Marina Apollonio
November 12, 1940
Trieste, Italy
She attended the Accademia di Belle Arti of Venice. In 1960 she started researching architectural solutions for interiors, and in 1962 she first addressed modes of visual communication, at which time she produced her first metallic reliefs with alternating color sequences. By employing the proprieties of industrial materials she shared the intentionally depersonalized vision of other Optical artists, in opposition to the concept of expressive abstraction. She exploited the illusionistic visual experiments of Gibson, Purdy, and Lawrence to create works that seemed to physically draw the viewer into the painting; the flat surface had virtually disappeared.

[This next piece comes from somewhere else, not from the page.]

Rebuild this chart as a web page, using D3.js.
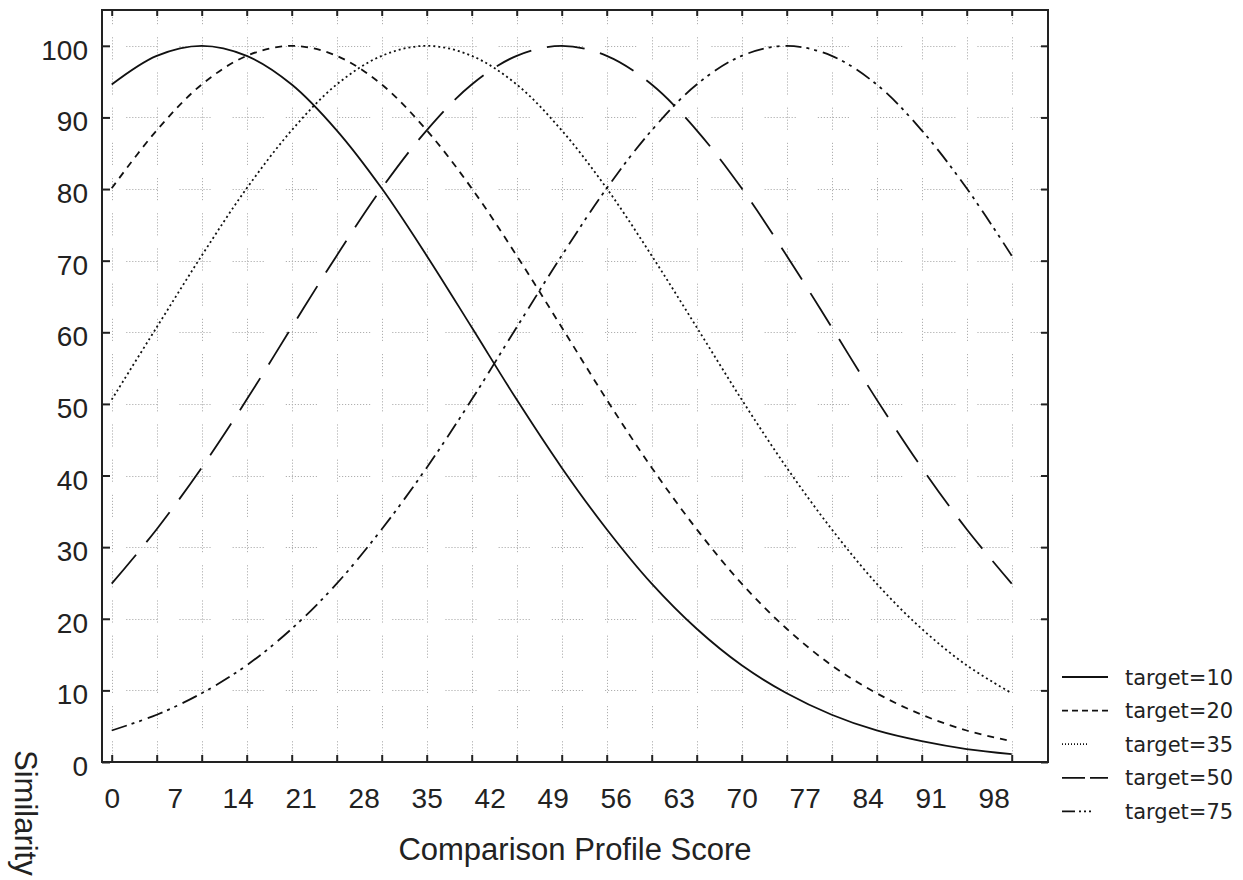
<!DOCTYPE html>
<html>
<head>
<meta charset="utf-8">
<script src="https://cdn.jsdelivr.net/npm/d3@7"></script>
<style>
  body { margin: 0; background: #fff; }
  svg text { font-family: "Liberation Sans", Arial, sans-serif; fill: #222; }
</style>
</head>
<body>
<div id="chart"></div>
<script>
// x values (comparison profile score) where the curves were read
var scores = [0, 5, 10, 15, 20, 25, 30, 35, 40, 45, 50, 55, 60, 65, 70, 75, 80, 85, 90, 95, 100];

// similarity
var target10 = [94.6, 98.6, 100, 98.6, 94.6, 88.2, 80.1, 70.7, 60.7, 50.6, 41.1, 32.5, 24.9, 18.6, 13.5, 9.6, 6.6, 4.4, 2.9, 1.8, 1.1];
var target20 = [80.1, 88.2, 94.6, 98.6, 100, 98.6, 94.6, 88.2, 80.1, 70.7, 60.7, 50.6, 41.1, 32.5, 24.9, 18.6, 13.5, 9.6, 6.6, 4.4, 2.9];
var target35 = [50.6, 60.7, 70.7, 80.1, 88.2, 94.6, 98.6, 100, 98.6, 94.6, 88.2, 80.1, 70.7, 60.7, 50.6, 41.1, 32.5, 24.9, 18.6, 13.5, 9.6];
var target50 = [24.9, 32.5, 41.1, 50.6, 60.7, 70.7, 80.1, 88.2, 94.6, 98.6, 100, 98.6, 94.6, 88.2, 80.1, 70.7, 60.7, 50.6, 41.1, 32.5, 24.9];
var target75 = [4.4, 6.6, 9.6, 13.5, 18.6, 24.9, 32.5, 41.1, 50.6, 60.7, 70.7, 80.1, 88.2, 94.6, 98.6, 100, 98.6, 94.6, 88.2, 80.1, 70.7];

var seriesNames = ["target=10", "target=20", "target=35", "target=50", "target=75"];
var xTickLabels = [0, 7, 14, 21, 28, 35, 42, 49, 56, 63, 70, 77, 84, 91, 98];
var xTickMarks = d3.range(0, 101, 5);
var yTickLabels = [0, 10, 20, 30, 40, 50, 60, 70, 80, 90, 100];

// line styles (chart / legend sample)
var lineDash = [null, "7,6", "2,3", "38,16", "16,5,3,5,3,6"];
var legendDash = [null, "6,4", "1,2", "23,5", "13,4,2,3,2,3,2,20"];
var legendLen = [46, 46, 26, 46, 46];

var svgWidth = 1243;
var svgHeight = 880;
var frame = { left: 102, right: 1048, top: 10, bottom: 762 };

var svg = d3.select("#chart")
  .append("svg")
  .attr("width", svgWidth)
  .attr("height", svgHeight);

var xScale = d3.scaleLinear()
  .domain([0, 100])
  .range([111.7, 1011.7]);

var yScale = d3.scaleLinear()
  .domain([0, 105])
  .range([frame.bottom, frame.top]);

// dotted, broken grid
var hDash = d3.range(11).map(i => i < 10 ? "1.2,1.8" : "1.2,22").join(",");
var vDash = d3.range(8).map(i => i < 7 ? "1.2,1.8" : "1.2,13").join(",");

var grid = svg.append("g").attr("stroke", "#b0b0b0").attr("stroke-width", 1);

grid.selectAll(".hgrid")
  .data(yTickLabels.filter(d => d > 0))
  .enter()
  .append("line")
  .attr("x1", frame.left)
  .attr("x2", frame.right)
  .attr("y1", d => Math.round(yScale(d)) + 0.5)
  .attr("y2", d => Math.round(yScale(d)) + 0.5)
  .attr("stroke-dasharray", hDash)
  .attr("stroke-dashoffset", 29);

grid.selectAll(".vgrid")
  .data(xTickMarks)
  .enter()
  .append("line")
  .attr("x1", d => Math.round(xScale(d)) + 0.5)
  .attr("x2", d => Math.round(xScale(d)) + 0.5)
  .attr("y1", frame.top)
  .attr("y2", frame.bottom)
  .attr("stroke-dasharray", vDash)
  .attr("stroke-dashoffset", 8);

// curves
var allSeries = [target10, target20, target35, target50, target75];

var line = d3.line()
  .x((d, i) => xScale(scores[i]))
  .y(d => yScale(d))
  .curve(d3.curveCatmullRom);

svg.append("g")
  .selectAll("path")
  .data(allSeries)
  .enter()
  .append("path")
  .attr("d", d => line(d))
  .attr("fill", "none")
  .attr("stroke", "#111")
  .attr("stroke-width", 1.8)
  .attr("stroke-dasharray", (d, i) => lineDash[i]);

// axes: tick marks point inward
var bottomTicks = d3.axisBottom(xScale).tickValues(xTickMarks).tickSize(-7).tickSizeOuter(0).tickFormat("");
var topTicks = d3.axisTop(xScale).tickValues(xTickMarks).tickSize(-6).tickSizeOuter(0).tickFormat("");
var leftAxis = d3.axisLeft(yScale).tickValues(yTickLabels).tickSize(-8).tickSizeOuter(0).tickPadding(14);
var rightTicks = d3.axisRight(yScale).tickValues(yTickLabels).tickSize(-7).tickSizeOuter(0).tickFormat("");
var bottomLabels = d3.axisBottom(xScale).tickValues(xTickLabels).tickSize(0).tickPadding(0);

function styleAxis(g) {
  g.select(".domain").remove();
  g.selectAll(".tick line").attr("stroke", "#222").attr("stroke-width", 2);
}

svg.append("g")
  .attr("transform", `translate(0, ${frame.bottom})`)
  .call(bottomTicks)
  .call(styleAxis);

svg.append("g")
  .attr("transform", `translate(0, ${frame.top})`)
  .call(topTicks)
  .call(styleAxis);

svg.append("g")
  .attr("transform", `translate(${frame.right}, 0)`)
  .call(rightTicks)
  .call(styleAxis);

var yAxisG = svg.append("g")
  .attr("transform", `translate(${frame.left}, 0)`)
  .call(leftAxis)
  .call(styleAxis);

yAxisG.selectAll("text")
  .attr("font-family", "Liberation Sans, Arial, sans-serif")
  .attr("font-size", 28)
  .attr("fill", "#222")
  .attr("dy", 13.5);

var xLabelG = svg.append("g")
  .attr("transform", `translate(0, ${frame.bottom})`)
  .call(bottomLabels);

xLabelG.select(".domain").remove();
xLabelG.selectAll("text")
  .attr("font-family", "Liberation Sans, Arial, sans-serif")
  .attr("font-size", 28)
  .attr("fill", "#222")
  .attr("y", 46)
  .attr("dy", 0);

// frame
svg.append("rect")
  .attr("x", frame.left)
  .attr("y", frame.top)
  .attr("width", frame.right - frame.left)
  .attr("height", frame.bottom - frame.top)
  .attr("fill", "none")
  .attr("stroke", "#222")
  .attr("stroke-width", 2);

// axis titles
svg.append("text")
  .attr("x", (frame.left + frame.right) / 2)
  .attr("y", 860)
  .attr("text-anchor", "middle")
  .attr("font-size", 31)
  .text("Comparison Profile Score");

svg.append("text")
  .attr("transform", "translate(15, 750) rotate(90)")
  .attr("font-size", 31)
  .text("Similarity");

// legend
var legend = svg.append("g")
  .selectAll("g")
  .data(seriesNames)
  .enter()
  .append("g")
  .attr("transform", (d, i) => `translate(1062, ${677 + i * 33.6})`);

legend.append("line")
  .attr("x1", 0)
  .attr("x2", (d, i) => legendLen[i])
  .attr("y1", 0)
  .attr("y2", 0)
  .attr("stroke", "#111")
  .attr("stroke-width", 1.8)
  .attr("stroke-dasharray", (d, i) => legendDash[i]);

legend.append("text")
  .attr("x", 63)
  .attr("y", 7.5)
  .style("font-family", "'DejaVu Sans', sans-serif")
  .attr("font-size", 21)
  .text(d => d);
</script>
</body>
</html>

In 1965 she took part in a group show at the Suvremene Umjetnosti gallery of Zagreb with other members of Nova Tendencija 3, an international movement which she had previously joined. This was followed by many solo exhibitions, at the Galleria Il Cenobio in Padua (1967), at the Galleria Sincron in Bergamo (1968), at the Galerie Historial in Venice (1970), and at the Galleria Method in Vigevano (1975). She began, very simply, by investigating the various ways that elementary forms and structures could appear. From this starting point, her work was executed rigorously, from initial idea straight to production, on the basis of a mathematical system. After choosing a primary shape, for instance a circle, the artist would study its structural possibilities so that she could make it active, all the while striving to garner the maximum result via minimal means. This process was not at all tainted by subjectivity. Rather, she sought to communicate specific messages in a visual way.

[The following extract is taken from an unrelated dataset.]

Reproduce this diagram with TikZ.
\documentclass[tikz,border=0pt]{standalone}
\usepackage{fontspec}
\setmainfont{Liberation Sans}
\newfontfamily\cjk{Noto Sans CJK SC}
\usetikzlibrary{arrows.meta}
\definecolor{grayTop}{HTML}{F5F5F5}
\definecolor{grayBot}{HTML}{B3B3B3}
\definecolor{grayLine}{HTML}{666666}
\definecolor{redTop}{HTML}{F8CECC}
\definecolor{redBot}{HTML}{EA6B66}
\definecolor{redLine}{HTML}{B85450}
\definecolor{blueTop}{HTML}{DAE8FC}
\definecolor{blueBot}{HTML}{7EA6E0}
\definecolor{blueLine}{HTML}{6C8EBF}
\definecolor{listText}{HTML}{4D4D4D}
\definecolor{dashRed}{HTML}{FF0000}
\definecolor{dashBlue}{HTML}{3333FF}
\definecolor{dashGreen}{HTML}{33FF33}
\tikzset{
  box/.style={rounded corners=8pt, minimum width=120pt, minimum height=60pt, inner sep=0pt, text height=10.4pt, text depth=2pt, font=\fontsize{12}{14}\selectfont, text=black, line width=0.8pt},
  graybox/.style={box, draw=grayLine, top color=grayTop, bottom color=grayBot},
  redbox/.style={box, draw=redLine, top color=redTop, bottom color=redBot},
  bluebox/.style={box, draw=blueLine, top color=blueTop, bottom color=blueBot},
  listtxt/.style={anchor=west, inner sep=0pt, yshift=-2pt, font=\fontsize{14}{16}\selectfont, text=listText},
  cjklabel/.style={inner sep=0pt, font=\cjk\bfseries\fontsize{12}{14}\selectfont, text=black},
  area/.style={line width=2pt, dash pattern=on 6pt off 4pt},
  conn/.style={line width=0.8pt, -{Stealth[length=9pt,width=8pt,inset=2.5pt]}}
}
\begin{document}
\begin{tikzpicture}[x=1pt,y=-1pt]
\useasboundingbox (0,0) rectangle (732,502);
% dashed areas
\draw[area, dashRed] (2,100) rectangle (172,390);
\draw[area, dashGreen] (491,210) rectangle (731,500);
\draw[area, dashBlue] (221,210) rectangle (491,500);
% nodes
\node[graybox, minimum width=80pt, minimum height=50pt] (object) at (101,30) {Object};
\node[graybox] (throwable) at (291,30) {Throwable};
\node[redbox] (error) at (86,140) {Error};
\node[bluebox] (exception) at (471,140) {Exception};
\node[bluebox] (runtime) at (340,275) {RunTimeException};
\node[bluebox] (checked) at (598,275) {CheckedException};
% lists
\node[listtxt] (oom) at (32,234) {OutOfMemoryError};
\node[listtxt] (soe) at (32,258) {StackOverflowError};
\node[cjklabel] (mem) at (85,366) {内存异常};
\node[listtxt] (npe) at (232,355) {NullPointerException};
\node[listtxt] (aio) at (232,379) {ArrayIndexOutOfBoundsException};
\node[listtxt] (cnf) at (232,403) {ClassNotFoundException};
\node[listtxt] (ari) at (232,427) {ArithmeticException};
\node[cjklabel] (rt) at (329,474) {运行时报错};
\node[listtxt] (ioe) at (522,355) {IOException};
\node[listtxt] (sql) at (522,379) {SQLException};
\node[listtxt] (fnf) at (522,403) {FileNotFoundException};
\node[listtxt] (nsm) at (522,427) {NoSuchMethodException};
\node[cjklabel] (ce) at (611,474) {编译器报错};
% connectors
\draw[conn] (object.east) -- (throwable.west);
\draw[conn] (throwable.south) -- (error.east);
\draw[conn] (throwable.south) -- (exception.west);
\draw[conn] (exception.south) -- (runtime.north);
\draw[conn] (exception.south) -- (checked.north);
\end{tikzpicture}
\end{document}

From 1975 onward, Marina Apollonio’s work was based on the orthogonal interaction of vertical and horizontal colored lines on a black background. These pieces were shown in 1979, along with others, in a solo exhibition at the Galleria Arte Struktura in Milan. The artist worked extensively both in Italy and abroad until the 1980s, at which point she decided to devote herself entirely to study and research. She currently lives in Padua.